START Given material

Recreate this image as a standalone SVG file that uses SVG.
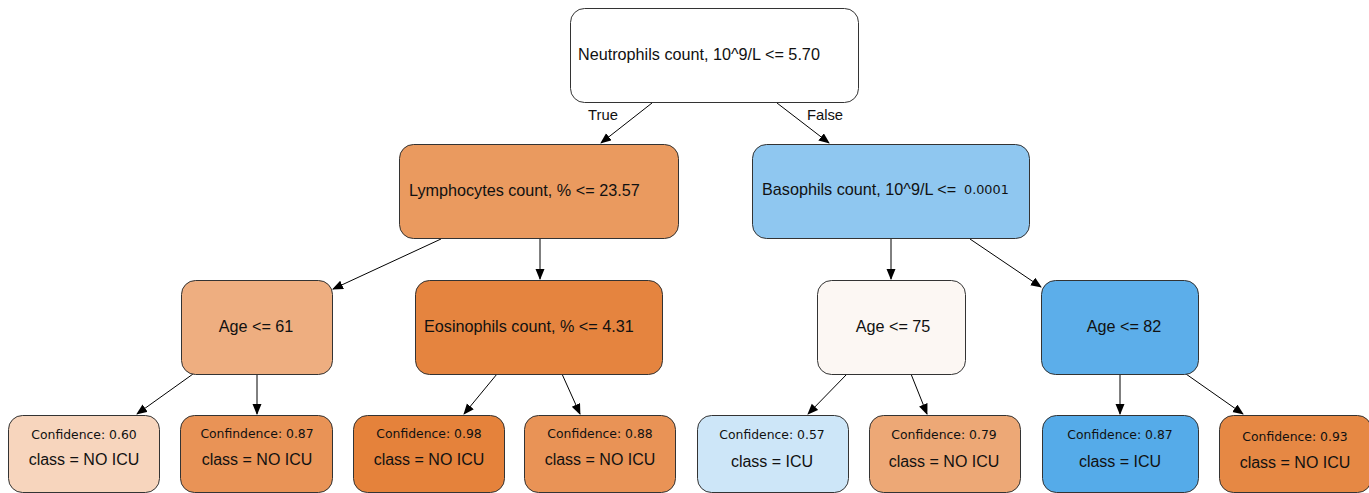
<svg xmlns="http://www.w3.org/2000/svg" width="1369" height="493" viewBox="0 0 1369 493">
<style>
.n{stroke:#333;stroke-width:1}
.t{font-family:"Liberation Sans",Arial,sans-serif;font-size:16.2px;fill:#111}
.c{font-family:"DejaVu Sans",Verdana,sans-serif;font-size:12.4px;fill:#111;text-anchor:middle}
.k{font-family:"Liberation Sans",Arial,sans-serif;font-size:16px;fill:#111;text-anchor:middle}
.m{text-anchor:middle}
.e{stroke:#000;stroke-width:1;fill:none;marker-end:url(#a)}
</style>
<defs>
<marker id="a" markerUnits="userSpaceOnUse" markerWidth="12" markerHeight="10" refX="10" refY="4.5" orient="auto">
<path d="M0,0 L11,4.5 L0,9 Z" fill="#000"/>
</marker>
</defs>
<rect width="1369" height="493" fill="#fff"/>
<g id="connectors">
<path class="e" d="M652,103 L601,143"/>
<path class="e" d="M777,103 L829,143"/>
<path class="e" d="M441,239 L333,289"/>
<path class="e" d="M540,239 L540,279"/>
<path class="e" d="M891,239 L891,279"/>
<path class="e" d="M970,239 L1041,287"/>
<path class="e" d="M193,374 L137,414"/>
<path class="e" d="M257,374 L257,414"/>
<path class="e" d="M497,374 L464,414"/>
<path class="e" d="M562,374 L580,414"/>
<path class="e" d="M847,374 L808,414"/>
<path class="e" d="M911,374 L927,414"/>
<path class="e" d="M1120,374 L1120,414"/>
<path class="e" d="M1186,374 L1243,414"/>
<text class="t m" x="603" y="120" style="font-size:14.8px">True</text>
<text class="t m" x="825" y="120" style="font-size:14.8px">False</text>
</g>
<g id="root"><rect class="n" x="570.5" y="8.5" width="288" height="94" rx="14" fill="#ffffff"/><text class="t" x="578" y="60">Neutrophils count, 10^9/L &lt;= 5.70</text></g>
<g id="lymph"><rect class="n" x="399.5" y="144.5" width="279" height="94" rx="14" fill="#ea9a5f"/><text class="t" x="409" y="196">Lymphocytes count, % &lt;= 23.57</text></g>
<g id="baso"><rect class="n" x="752.5" y="144.5" width="277" height="94" rx="14" fill="#8fc7f0"/><text class="t" x="762" y="195">Basophils count, 10^9/L &lt;=</text><text x="964" y="194" style="font-family:'DejaVu Sans',sans-serif;font-size:12.8px;fill:#111">0.0001</text></g>
<g id="age61"><rect class="n" x="181.5" y="280.5" width="151" height="94" rx="14" fill="#eeae80"/><text class="t m" x="256" y="332">Age &lt;= 61</text></g>
<g id="eos"><rect class="n" x="415.5" y="280.5" width="247" height="94" rx="14" fill="#e5843f"/><text class="t" x="424" y="332">Eosinophils count, % &lt;= 4.31</text></g>
<g id="age75"><rect class="n" x="817.5" y="280.5" width="148" height="94" rx="14" fill="#fcf7f3"/><text class="t m" x="893" y="332">Age &lt;= 75</text></g>
<g id="age82"><rect class="n" x="1041.5" y="280.5" width="157" height="94" rx="14" fill="#5caeea"/><text class="t m" x="1124" y="332">Age &lt;= 82</text></g>
<g id="leaf1"><rect class="n" x="8.5" y="415.5" width="151" height="77" rx="14" fill="#f7d5bd"/><text class="c" x="84" y="439">Confidence: 0.60</text><text class="k" x="84" y="465">class = NO ICU</text></g>
<g id="leaf2"><rect class="n" x="180.5" y="415.5" width="152" height="77" rx="14" fill="#e99356"/><text class="c" x="257" y="438">Confindence: 0.87</text><text class="k" x="257" y="465">class = NO ICU</text></g>
<g id="leaf3"><rect class="n" x="353.5" y="415.5" width="151" height="77" rx="14" fill="#e5823b"/><text class="c" x="429" y="438">Confidence: 0.98</text><text class="k" x="429" y="465">class = NO ICU</text></g>
<g id="leaf4"><rect class="n" x="524.5" y="415.5" width="151" height="77" rx="14" fill="#e99356"/><text class="c" x="600" y="438">Confidence: 0.88</text><text class="k" x="600" y="465">class = NO ICU</text></g>
<g id="leaf5"><rect class="n" x="697.5" y="415.5" width="151" height="77" rx="14" fill="#cde6f8"/><text class="c" x="772" y="439">Confidence: 0.57</text><text class="k" x="772" y="467">class = ICU</text></g>
<g id="leaf6"><rect class="n" x="869.5" y="415.5" width="151" height="77" rx="14" fill="#eda876"/><text class="c" x="944" y="439">Confidence: 0.79</text><text class="k" x="944" y="467">class = NO ICU</text></g>
<g id="leaf7"><rect class="n" x="1042.5" y="415.5" width="156" height="77" rx="14" fill="#55abe9"/><text class="c" x="1120" y="439">Confidence: 0.87</text><text class="k" x="1120" y="467">class = ICU</text></g>
<g id="leaf8"><rect class="n" x="1219.5" y="415.5" width="152" height="77" rx="14" fill="#e68844"/><text class="c" x="1295" y="441">Confidence: 0.93</text><text class="k" x="1295" y="468">class = NO ICU</text></g>
</svg>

END Given material

▶ **What is asked**:
Reproduce the whole listing exactly, but not the images in it.

▶ **Written response**:
Recreate this image as a standalone SVG file that uses SVG.
<svg xmlns="http://www.w3.org/2000/svg" width="1369" height="493" viewBox="0 0 1369 493">
<style>
.n{stroke:#333;stroke-width:1}
.t{font-family:"Liberation Sans",Arial,sans-serif;font-size:16.2px;fill:#111}
.c{font-family:"DejaVu Sans",Verdana,sans-serif;font-size:12.4px;fill:#111;text-anchor:middle}
.k{font-family:"Liberation Sans",Arial,sans-serif;font-size:16px;fill:#111;text-anchor:middle}
.m{text-anchor:middle}
.e{stroke:#000;stroke-width:1;fill:none;marker-end:url(#a)}
</style>
<defs>
<marker id="a" markerUnits="userSpaceOnUse" markerWidth="12" markerHeight="10" refX="10" refY="4.5" orient="auto">
<path d="M0,0 L11,4.5 L0,9 Z" fill="#000"/>
</marker>
</defs>
<rect width="1369" height="493" fill="#fff"/>
<g id="connectors">
<path class="e" d="M652,103 L601,143"/>
<path class="e" d="M777,103 L829,143"/>
<path class="e" d="M441,239 L333,289"/>
<path class="e" d="M540,239 L540,279"/>
<path class="e" d="M891,239 L891,279"/>
<path class="e" d="M970,239 L1041,287"/>
<path class="e" d="M193,374 L137,414"/>
<path class="e" d="M257,374 L257,414"/>
<path class="e" d="M497,374 L464,414"/>
<path class="e" d="M562,374 L580,414"/>
<path class="e" d="M847,374 L808,414"/>
<path class="e" d="M911,374 L927,414"/>
<path class="e" d="M1120,374 L1120,414"/>
<path class="e" d="M1186,374 L1243,414"/>
<text class="t m" x="603" y="120" style="font-size:14.8px">True</text>
<text class="t m" x="825" y="120" style="font-size:14.8px">False</text>
</g>
<g id="root"><rect class="n" x="570.5" y="8.5" width="288" height="94" rx="14" fill="#ffffff"/><text class="t" x="578" y="60">Neutrophils count, 10^9/L &lt;= 5.70</text></g>
<g id="lymph"><rect class="n" x="399.5" y="144.5" width="279" height="94" rx="14" fill="#ea9a5f"/><text class="t" x="409" y="196">Lymphocytes count, % &lt;= 23.57</text></g>
<g id="baso"><rect class="n" x="752.5" y="144.5" width="277" height="94" rx="14" fill="#8fc7f0"/><text class="t" x="762" y="195">Basophils count, 10^9/L &lt;=</text><text x="964" y="194" style="font-family:'DejaVu Sans',sans-serif;font-size:12.8px;fill:#111">0.0001</text></g>
<g id="age61"><rect class="n" x="181.5" y="280.5" width="151" height="94" rx="14" fill="#eeae80"/><text class="t m" x="256" y="332">Age &lt;= 61</text></g>
<g id="eos"><rect class="n" x="415.5" y="280.5" width="247" height="94" rx="14" fill="#e5843f"/><text class="t" x="424" y="332">Eosinophils count, % &lt;= 4.31</text></g>
<g id="age75"><rect class="n" x="817.5" y="280.5" width="148" height="94" rx="14" fill="#fcf7f3"/><text class="t m" x="893" y="332">Age &lt;= 75</text></g>
<g id="age82"><rect class="n" x="1041.5" y="280.5" width="157" height="94" rx="14" fill="#5caeea"/><text class="t m" x="1124" y="332">Age &lt;= 82</text></g>
<g id="leaf1"><rect class="n" x="8.5" y="415.5" width="151" height="77" rx="14" fill="#f7d5bd"/><text class="c" x="84" y="439">Confidence: 0.60</text><text class="k" x="84" y="465">class = NO ICU</text></g>
<g id="leaf2"><rect class="n" x="180.5" y="415.5" width="152" height="77" rx="14" fill="#e99356"/><text class="c" x="257" y="438">Confindence: 0.87</text><text class="k" x="257" y="465">class = NO ICU</text></g>
<g id="leaf3"><rect class="n" x="353.5" y="415.5" width="151" height="77" rx="14" fill="#e5823b"/><text class="c" x="429" y="438">Confidence: 0.98</text><text class="k" x="429" y="465">class = NO ICU</text></g>
<g id="leaf4"><rect class="n" x="524.5" y="415.5" width="151" height="77" rx="14" fill="#e99356"/><text class="c" x="600" y="438">Confidence: 0.88</text><text class="k" x="600" y="465">class = NO ICU</text></g>
<g id="leaf5"><rect class="n" x="697.5" y="415.5" width="151" height="77" rx="14" fill="#cde6f8"/><text class="c" x="772" y="439">Confidence: 0.57</text><text class="k" x="772" y="467">class = ICU</text></g>
<g id="leaf6"><rect class="n" x="869.5" y="415.5" width="151" height="77" rx="14" fill="#eda876"/><text class="c" x="944" y="439">Confidence: 0.79</text><text class="k" x="944" y="467">class = NO ICU</text></g>
<g id="leaf7"><rect class="n" x="1042.5" y="415.5" width="156" height="77" rx="14" fill="#55abe9"/><text class="c" x="1120" y="439">Confidence: 0.87</text><text class="k" x="1120" y="467">class = ICU</text></g>
<g id="leaf8"><rect class="n" x="1219.5" y="415.5" width="152" height="77" rx="14" fill="#e68844"/><text class="c" x="1295" y="441">Confidence: 0.93</text><text class="k" x="1295" y="468">class = NO ICU</text></g>
</svg>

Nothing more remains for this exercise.